Stated problem »
Lines with "Recreate this image" and "unormal_diagnoser = [67, 67, 81, 78, 83, 83, 95, 87, 87]" mark the range, both included. Reproduce exactly that stretch, without pictures.

Dataset records »
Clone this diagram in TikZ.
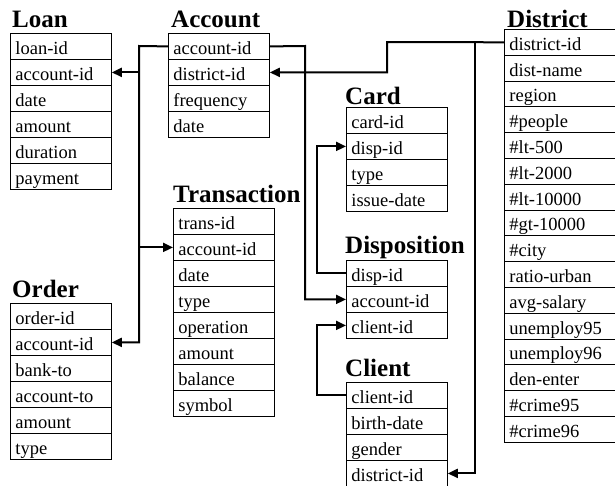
\documentclass[tikz,border=0pt]{standalone}
\usepackage{fontspec}
\setmainfont{Liberation Serif}
\usetikzlibrary{arrows.meta}

\begin{document}
\begin{tikzpicture}[x=1pt,y=-1pt,
    field/.style={draw,line width=0.8pt,anchor=north west,inner xsep=5pt,inner ysep=0pt,
      text width=91pt,align=left,minimum height=26pt,text height=19pt,text depth=3pt,
      font=\fontsize{18.5}{20}\selectfont},
    title/.style={anchor=base west,inner sep=0pt,font=\fontsize{25}{27}\selectfont\bfseries},
    link/.style={line width=2pt,-{Triangle[length=10pt,width=9pt]}}]
  \useasboundingbox (0,0) rectangle (615,485);

  % tables
  \node[title] (loanT) at (12,27) {Loan};
  \foreach \t [count=\i] in {loan-id,account-id,date,amount,duration,payment}
    \node[field] (loan\i) at (10,{33+26*(\i-1)}) {\t};

  \node[title] (accT) at (171,27) {Account};
  \foreach \t [count=\i] in {account-id,district-id,frequency,date}
    \node[field] (acc\i) at (168,{33+26*(\i-1)}) {\t};

  \node[title] (distT) at (507,27) {District};
  \foreach \t [count=\i] in {district-id,dist-name,region,\#people,\#lt-500,\#lt-2000,\#lt-10000,
      \#gt-10000,\#city,ratio-urban,avg-salary,unemploy95,unemploy96,den-enter,\#crime95,\#crime96}
    \node[field,text width=102pt,minimum height=25.8pt] (dist\i) at (504,{29+25.8*(\i-1)}) {\t};

  \node[title] (cardT) at (345,104) {Card};
  \foreach \t [count=\i] in {card-id,disp-id,type,issue-date}
    \node[field] (card\i) at (346,{107+26*(\i-1)}) {\t};

  \node[title] (transT) at (173,202) {Transaction};
  \foreach \t [count=\i] in {trans-id,account-id,date,type,operation,amount,balance,symbol}
    \node[field] (trans\i) at (173,{208+26*(\i-1)}) {\t};

  \node[title] (dispT) at (345,253) {Disposition};
  \foreach \t [count=\i] in {disp-id,account-id,client-id}
    \node[field] (disp\i) at (346,{260+26*(\i-1)}) {\t};

  \node[title] (orderT) at (12,297) {Order};
  \foreach \t [count=\i] in {order-id,account-id,bank-to,account-to,amount,type}
    \node[field] (order\i) at (10,{303+26*(\i-1)}) {\t};

  \node[title] (clientT) at (345,376) {Client};
  \foreach \t [count=\i] in {client-id,birth-date,gender,district-id}
    \node[field] (client\i) at (346,{382+26*(\i-1)}) {\t};

  % links
  \coordinate (accL) at (139,46);
  \coordinate (accR) at (305,46);
  \coordinate (distJ) at (387,42);
  \coordinate (distK) at (475,42);

  \draw[link] (acc1.west) -- (accL) |- (order2.east);
  \draw[link] (accL |- loan2.east) -- (loan2.east);
  \draw[link] (accL |- trans2.west) -- (trans2.west);
  \draw[link] (acc1.east) -- (accR) |- (disp2.west);
  \draw[link] (dist1.west) -- (distJ) |- (acc2.east);
  \draw[link] (distK) |- (client4.east);
  \draw[link] (disp1.west) -- ++(-29,0) |- (card2.west);
  \draw[link] (client1.west) -- ++(-29,0) |- (disp3.west);
\end{tikzpicture}
\end{document}
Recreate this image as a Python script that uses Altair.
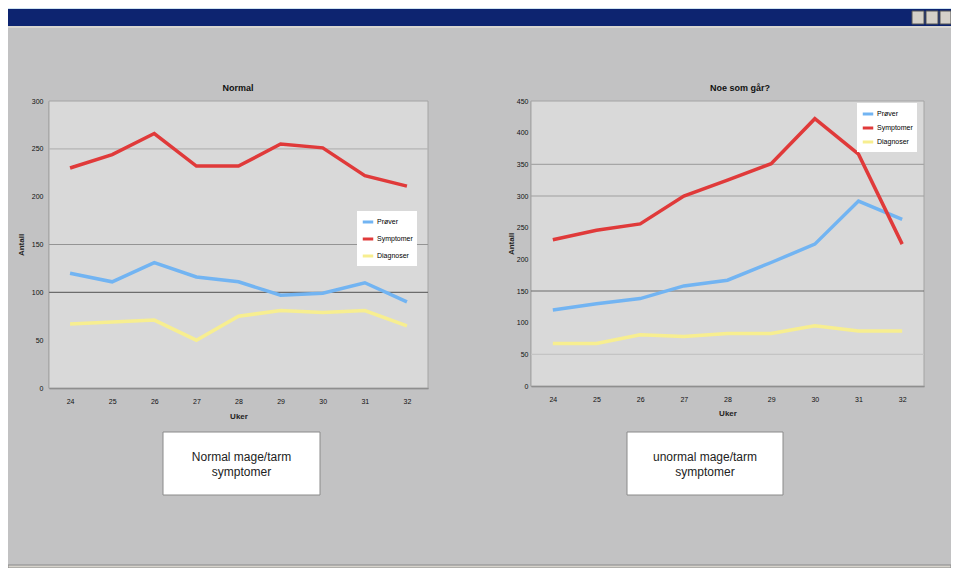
import altair as alt
import pandas as pd

# ---- data ----
uker = ["24", "25", "26", "27", "28", "29", "30", "31", "32"]
serier = ["Prøver", "Symptomer", "Diagnoser"]

normal_prover = [120, 111, 131, 116, 111, 97, 99, 110, 90]
normal_symptomer = [230, 244, 266, 232, 232, 255, 251, 222, 211]
normal_diagnoser = [67, 69, 71, 50, 75, 81, 79, 81, 65]

unormal_prover = [120, 130, 138, 158, 167, 195, 224, 292, 263]
unormal_symptomer = [231, 246, 256, 300, 325, 351, 422, 366, 224]
unormal_diagnoser = [67, 67, 81, 78, 83, 83, 95, 87, 87]

left_ticks = [0, 50, 100, 150, 200, 250, 300]
right_ticks = [0, 50, 100, 150, 200, 250, 300, 350, 400, 450]
left_grid = [250, 150, 100]
left_grid_col = ["#b4b4b4", "#949494", "#6c6c6c"]
right_grid = [350, 300, 150, 50]
right_grid_col = ["#a6a6a6", "#a0a0a0", "#6c6c6c", "#c4c4c4"]

farger = ["#72b4f2", "#e03a3a", "#f7ee90"]


def long(p, s, d):
    rows = []
    for name, vals in zip(serier, [p, s, d]):
        for u, v in zip(uker, vals):
            rows.append({"uke": u, "serie": name, "verdi": v})
    return pd.DataFrame(rows)


one = alt.Data(values=[{}])
W, H = 943, 560


def panel(df, x0, x1, y0, y1, ymax, ticks, grid, gridcol, title, tx,
          legx, legy, legpad, box, boxtext, ylabpad, ytitlepad, xtitlepad):
    xs = alt.Scale(type="point", range=[x0, x1], padding=0.5)
    ys = alt.Scale(domain=[0, ymax], range=[y1, y0], nice=False)
    yaxis = alt.Axis(orient="left", offset=-x0, values=ticks,
                     labelFontSize=7, labelColor="#111", labelPadding=ylabpad,
                     ticks=False, grid=False, domainColor="#7a7a7a",
                     domainWidth=1.5, title="Antall", titleFontSize=8,
                     titleColor="#222", titlePadding=ytitlepad)
    bg = alt.Chart(one).mark_rect(fill="#d9d9d9", stroke="#a4a4a4", strokeWidth=1).encode(
        x=alt.value(x0), x2=alt.value(x1), y=alt.value(y0), y2=alt.value(y1))
    rules = []
    for v, c in zip(grid, gridcol):
        rules.append(alt.Chart(pd.DataFrame({"verdi": [v]})).mark_rule(
            strokeWidth=1.2, color=c).encode(
            x=alt.value(x0), x2=alt.value(x1),
            y=alt.Y("verdi:Q", scale=ys, axis=yaxis)))
    lines = alt.Chart(df).mark_line(strokeWidth=3.5).encode(
        x=alt.X("uke:O", scale=xs, sort=uker,
                axis=alt.Axis(orient="bottom", offset=y1 - H, labelAngle=0,
                              labelFontSize=7, labelColor="#111", labelPadding=9,
                              ticks=False, grid=False, domainColor="#7a7a7a",
                              domainWidth=1.5, title="Uker", titleFontSize=8,
                              titleColor="#222", titlePadding=xtitlepad)),
        y=alt.Y("verdi:Q", scale=ys, axis=yaxis),
        color=alt.Color("serie:N", sort=serier,
                        scale=alt.Scale(domain=serier, range=farger),
                        legend=alt.Legend(orient="none", legendX=legx, legendY=legy,
                                          title=None, fillColor="white",
                                          padding=4, labelFontSize=7,
                                          symbolType="stroke", symbolStrokeWidth=3,
                                          symbolSize=110, rowPadding=legpad,
                                          labelOffset=2)),
    )
    ttl = alt.Chart(one).mark_text(fontSize=9, fontWeight="bold", font="Liberation Sans",
                                   color="#111").encode(
        x=alt.value(tx), y=alt.value(y0 - 13), text=alt.value(title))
    brect = alt.Chart(one).mark_rect(fill="white", stroke="#8a8a8a", strokeWidth=1).encode(
        x=alt.value(box[0]), x2=alt.value(box[1]), y=alt.value(424), y2=alt.value(487))
    cx = (box[0] + box[1]) / 2
    t1 = alt.Chart(one).mark_text(fontSize=12, font="Liberation Sans", color="#222").encode(
        x=alt.value(cx), y=alt.value(449), text=alt.value(boxtext[0]))
    t2 = alt.Chart(one).mark_text(fontSize=12, font="Liberation Sans", color="#222").encode(
        x=alt.value(cx), y=alt.value(464), text=alt.value(boxtext[1]))
    return alt.layer(bg, *rules, lines, ttl, brect, t1, t2)


left = panel(long(normal_prover, normal_symptomer, normal_diagnoser),
             41, 420, 93, 380, 300, left_ticks, left_grid, left_grid_col,
             "Normal", 230, 349, 203, 4, (155, 312),
             ["Normal mage/tarm", "symptomer"], 6, 6, 8)
right = panel(long(unormal_prover, unormal_symptomer, unormal_diagnoser),
              523, 916, 93, 378, 450, right_ticks, right_grid, right_grid_col,
              "Noe som går?", 732, 849, 95, 1, (619, 775),
              ["unormal mage/tarm", "symptomer"], 3, 1, 7)


def deco(x0, x1, y0, y1, fill, stroke=None):
    kw = {"fill": fill}
    if stroke:
        kw["stroke"] = stroke
        kw["strokeWidth"] = 1
    return alt.Chart(one).mark_rect(**kw).encode(
        x=alt.value(x0), x2=alt.value(x1), y=alt.value(y0), y2=alt.value(y1))


frame = alt.layer(
    deco(0, W, 0, 1, "#cfe3f0"),
    deco(0, W, 1, 18, "#0d2470"),
    deco(0, W, 18, 20, "#d8d6d0"),
    deco(904, 916, 3, 16, "#d4d0c8", "#555"),
    deco(918, 930, 3, 16, "#d4d0c8", "#555"),
    deco(932, W, 3, 16, "#d4d0c8", "#555"),
    deco(0, W, 557, H, "#d6d3cc", "#8a8a8a"),
)

chart = alt.layer(frame, left, right).resolve_scale(
    x="independent", y="independent", color="independent"
).properties(
    width=W, height=H,
    autosize=alt.AutoSizeParams(type="none"),
    padding=0,
    background="#c2c2c3",
).configure_view(stroke=None)

chart.save("out.html", embed_options={"renderer": "svg", "actions": False})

Expected answer »
Recreate this image as a Python script that uses Altair.
import altair as alt
import pandas as pd

# ---- data ----
uker = ["24", "25", "26", "27", "28", "29", "30", "31", "32"]
serier = ["Prøver", "Symptomer", "Diagnoser"]

normal_prover = [120, 111, 131, 116, 111, 97, 99, 110, 90]
normal_symptomer = [230, 244, 266, 232, 232, 255, 251, 222, 211]
normal_diagnoser = [67, 69, 71, 50, 75, 81, 79, 81, 65]

unormal_prover = [120, 130, 138, 158, 167, 195, 224, 292, 263]
unormal_symptomer = [231, 246, 256, 300, 325, 351, 422, 366, 224]
unormal_diagnoser = [67, 67, 81, 78, 83, 83, 95, 87, 87]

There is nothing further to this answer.